Non-decreasing Array

Non-decreasing Array

What is this problem about?

The Non-decreasing Array problem asks: given an integer array, can you make it non-decreasing by modifying at most one element? This Non-decreasing Array coding problem requires careful case analysis — when you find a violation (where arr[i] > arr[i+1]), you must decide whether to decrease arr[i] or increase arr[i+1] to fix it without creating new violations.

Why is this asked in interviews?

Cashfree, Meta, Walmart Labs, and Google ask this to test linear scan with careful case analysis. The naive approach — try all single-element changes — is O(n²). The O(n) solution requires reasoning about which element to modify when a violation is found. The array interview pattern is demonstrated here with precision.

Algorithmic pattern used

Greedy single-pass with violation tracking. Traverse the array. On finding arr[i] > arr[i+1]: increment a modification counter. Then decide: if i > 0 and arr[i-1] > arr[i+1], we must increase arr[i+1] to arr[i] (can't decrease arr[i] below arr[i-1]). Otherwise, decrease arr[i] to arr[i+1]. If modifications > 1, return false. After the loop, return true.

Example explanation

Array: [4, 2, 3]. Violation at i=0 (4>2).

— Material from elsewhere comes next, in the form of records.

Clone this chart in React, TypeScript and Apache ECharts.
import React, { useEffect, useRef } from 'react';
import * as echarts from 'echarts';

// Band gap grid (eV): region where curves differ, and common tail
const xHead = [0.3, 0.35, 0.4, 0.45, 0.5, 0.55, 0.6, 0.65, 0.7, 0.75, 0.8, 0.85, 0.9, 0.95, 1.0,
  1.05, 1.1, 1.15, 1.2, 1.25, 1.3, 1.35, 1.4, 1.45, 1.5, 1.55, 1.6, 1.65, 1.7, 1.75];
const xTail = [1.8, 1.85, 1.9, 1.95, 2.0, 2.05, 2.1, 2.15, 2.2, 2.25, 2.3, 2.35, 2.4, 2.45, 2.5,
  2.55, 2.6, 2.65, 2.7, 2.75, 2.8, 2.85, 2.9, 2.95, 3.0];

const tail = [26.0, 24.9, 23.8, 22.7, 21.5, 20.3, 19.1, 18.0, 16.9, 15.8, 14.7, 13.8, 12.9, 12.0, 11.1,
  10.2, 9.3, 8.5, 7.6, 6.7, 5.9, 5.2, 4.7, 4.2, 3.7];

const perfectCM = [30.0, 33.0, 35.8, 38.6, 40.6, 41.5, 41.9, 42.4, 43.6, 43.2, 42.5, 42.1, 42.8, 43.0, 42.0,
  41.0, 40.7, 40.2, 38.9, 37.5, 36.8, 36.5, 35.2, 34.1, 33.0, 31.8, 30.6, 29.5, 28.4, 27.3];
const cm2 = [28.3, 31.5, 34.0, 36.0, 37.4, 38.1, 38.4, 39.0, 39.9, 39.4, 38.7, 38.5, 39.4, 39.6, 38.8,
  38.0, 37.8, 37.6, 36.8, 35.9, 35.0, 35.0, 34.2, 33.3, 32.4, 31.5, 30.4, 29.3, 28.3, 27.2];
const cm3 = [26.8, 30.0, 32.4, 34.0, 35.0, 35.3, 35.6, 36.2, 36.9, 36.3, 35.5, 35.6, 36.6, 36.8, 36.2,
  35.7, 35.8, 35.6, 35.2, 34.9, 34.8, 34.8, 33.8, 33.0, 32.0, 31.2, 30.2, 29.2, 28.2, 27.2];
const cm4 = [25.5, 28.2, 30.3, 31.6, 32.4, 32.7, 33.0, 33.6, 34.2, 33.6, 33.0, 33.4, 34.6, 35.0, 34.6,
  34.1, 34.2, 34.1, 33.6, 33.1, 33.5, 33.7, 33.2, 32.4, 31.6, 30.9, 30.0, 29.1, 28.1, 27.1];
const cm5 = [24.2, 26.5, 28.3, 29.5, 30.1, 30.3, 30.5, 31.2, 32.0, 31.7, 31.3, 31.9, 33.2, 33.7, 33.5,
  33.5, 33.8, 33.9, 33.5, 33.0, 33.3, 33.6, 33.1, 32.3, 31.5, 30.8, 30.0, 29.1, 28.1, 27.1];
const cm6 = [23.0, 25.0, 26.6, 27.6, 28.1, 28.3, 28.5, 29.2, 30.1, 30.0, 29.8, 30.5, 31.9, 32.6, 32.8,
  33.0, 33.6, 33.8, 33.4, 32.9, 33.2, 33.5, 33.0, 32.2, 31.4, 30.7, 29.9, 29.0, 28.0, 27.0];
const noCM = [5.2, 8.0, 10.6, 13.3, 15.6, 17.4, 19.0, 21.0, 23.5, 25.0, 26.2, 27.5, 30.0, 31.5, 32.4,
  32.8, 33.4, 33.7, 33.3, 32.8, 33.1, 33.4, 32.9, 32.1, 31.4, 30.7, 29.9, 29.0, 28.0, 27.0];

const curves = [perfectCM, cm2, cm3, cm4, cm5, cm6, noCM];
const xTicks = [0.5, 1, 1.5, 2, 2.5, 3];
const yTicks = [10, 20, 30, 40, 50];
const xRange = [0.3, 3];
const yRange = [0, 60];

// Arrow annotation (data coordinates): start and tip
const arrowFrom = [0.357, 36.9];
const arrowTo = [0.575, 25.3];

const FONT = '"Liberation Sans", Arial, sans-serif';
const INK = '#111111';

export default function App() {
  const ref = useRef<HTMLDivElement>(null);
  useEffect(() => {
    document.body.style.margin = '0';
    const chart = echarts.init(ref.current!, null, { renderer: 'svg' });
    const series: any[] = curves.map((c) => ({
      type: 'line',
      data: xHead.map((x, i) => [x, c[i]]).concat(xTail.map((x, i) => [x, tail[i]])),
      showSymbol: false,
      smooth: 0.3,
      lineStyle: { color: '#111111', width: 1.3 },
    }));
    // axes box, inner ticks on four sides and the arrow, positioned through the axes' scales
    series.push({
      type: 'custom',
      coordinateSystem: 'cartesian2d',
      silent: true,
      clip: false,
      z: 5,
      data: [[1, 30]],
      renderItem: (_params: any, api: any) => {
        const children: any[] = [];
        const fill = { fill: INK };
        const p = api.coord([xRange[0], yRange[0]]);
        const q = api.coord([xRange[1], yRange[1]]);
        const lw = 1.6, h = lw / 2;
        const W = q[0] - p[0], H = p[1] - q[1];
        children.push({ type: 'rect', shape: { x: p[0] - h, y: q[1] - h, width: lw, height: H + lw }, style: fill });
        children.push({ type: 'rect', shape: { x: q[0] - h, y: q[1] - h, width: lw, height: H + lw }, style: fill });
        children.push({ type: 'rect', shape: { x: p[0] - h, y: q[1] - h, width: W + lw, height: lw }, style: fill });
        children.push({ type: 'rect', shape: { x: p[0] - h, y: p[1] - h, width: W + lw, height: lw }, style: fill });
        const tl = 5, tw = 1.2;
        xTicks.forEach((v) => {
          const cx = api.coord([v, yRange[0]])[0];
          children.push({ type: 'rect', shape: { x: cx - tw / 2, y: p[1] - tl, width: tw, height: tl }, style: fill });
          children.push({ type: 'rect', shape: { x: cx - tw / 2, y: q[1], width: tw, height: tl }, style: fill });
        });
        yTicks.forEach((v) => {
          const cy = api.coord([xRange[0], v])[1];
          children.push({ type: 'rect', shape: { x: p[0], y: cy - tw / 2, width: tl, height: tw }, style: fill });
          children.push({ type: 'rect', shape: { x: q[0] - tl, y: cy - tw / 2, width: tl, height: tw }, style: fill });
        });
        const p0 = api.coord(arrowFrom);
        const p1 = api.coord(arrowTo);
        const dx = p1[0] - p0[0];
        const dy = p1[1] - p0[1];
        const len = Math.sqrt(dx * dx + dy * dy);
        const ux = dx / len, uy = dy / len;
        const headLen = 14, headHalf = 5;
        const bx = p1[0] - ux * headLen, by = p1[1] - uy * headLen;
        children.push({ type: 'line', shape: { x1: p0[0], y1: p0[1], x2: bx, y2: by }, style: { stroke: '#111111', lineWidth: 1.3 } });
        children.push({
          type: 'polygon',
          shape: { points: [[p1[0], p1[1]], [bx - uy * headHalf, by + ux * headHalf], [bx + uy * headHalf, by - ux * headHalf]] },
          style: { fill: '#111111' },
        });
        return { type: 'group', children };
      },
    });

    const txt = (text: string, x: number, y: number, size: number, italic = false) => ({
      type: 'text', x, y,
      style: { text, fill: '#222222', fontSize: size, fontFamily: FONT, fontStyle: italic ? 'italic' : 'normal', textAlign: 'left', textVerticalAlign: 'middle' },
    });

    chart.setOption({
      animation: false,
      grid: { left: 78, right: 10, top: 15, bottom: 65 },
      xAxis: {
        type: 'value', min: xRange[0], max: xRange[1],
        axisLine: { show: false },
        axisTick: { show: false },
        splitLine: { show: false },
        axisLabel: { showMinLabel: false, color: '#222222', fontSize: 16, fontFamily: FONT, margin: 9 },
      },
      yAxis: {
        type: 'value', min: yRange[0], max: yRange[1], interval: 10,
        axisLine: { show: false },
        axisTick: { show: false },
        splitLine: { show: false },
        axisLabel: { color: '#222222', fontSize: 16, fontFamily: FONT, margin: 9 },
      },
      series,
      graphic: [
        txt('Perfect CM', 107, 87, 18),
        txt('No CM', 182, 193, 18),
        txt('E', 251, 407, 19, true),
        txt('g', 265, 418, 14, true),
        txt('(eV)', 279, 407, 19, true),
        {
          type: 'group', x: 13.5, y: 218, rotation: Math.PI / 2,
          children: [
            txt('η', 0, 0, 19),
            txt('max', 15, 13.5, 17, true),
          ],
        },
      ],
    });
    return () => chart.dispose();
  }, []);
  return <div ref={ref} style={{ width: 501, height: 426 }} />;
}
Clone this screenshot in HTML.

• i-1 doesn't exist, so decrease arr[0] to 2 → [2,2,3]. 1 modification.
• Continue: no more violations. Return true.

Array: [3, 4, 2, 3]. Violation at i=1 (4>2).

• arr[i-1]=3 > arr[i+1]=2: can't decrease 4 below 3 or increase 2... must increase arr[2] to 4 → [3,4,4,3].
• Continue: violation at i=2 (4>3). 2 modifications → return false.

Common mistakes candidates make

• Performing the actual array modification and continuing the scan (must update the virtual value correctly).
• Not checking arr[i-1] > arr[i+1] when deciding which element to modify.
• Using O(n²) brute force: try all single deletions/modifications.
• Counting violations instead of modifications (one violation may require a specific fix that creates another).

Interview preparation tip

The key insight for this problem is the greedy choice when a violation is found: prefer decreasing arr[i] (preserve the smaller arr[i+1]) unless the previous element forces you to increase arr[i+1]. Always update the effective value of the modified element so subsequent comparisons are correct. Practice this problem with multiple violation types to build confidence in the case analysis. It's a good O(n) greedy warm-up before harder interval problems.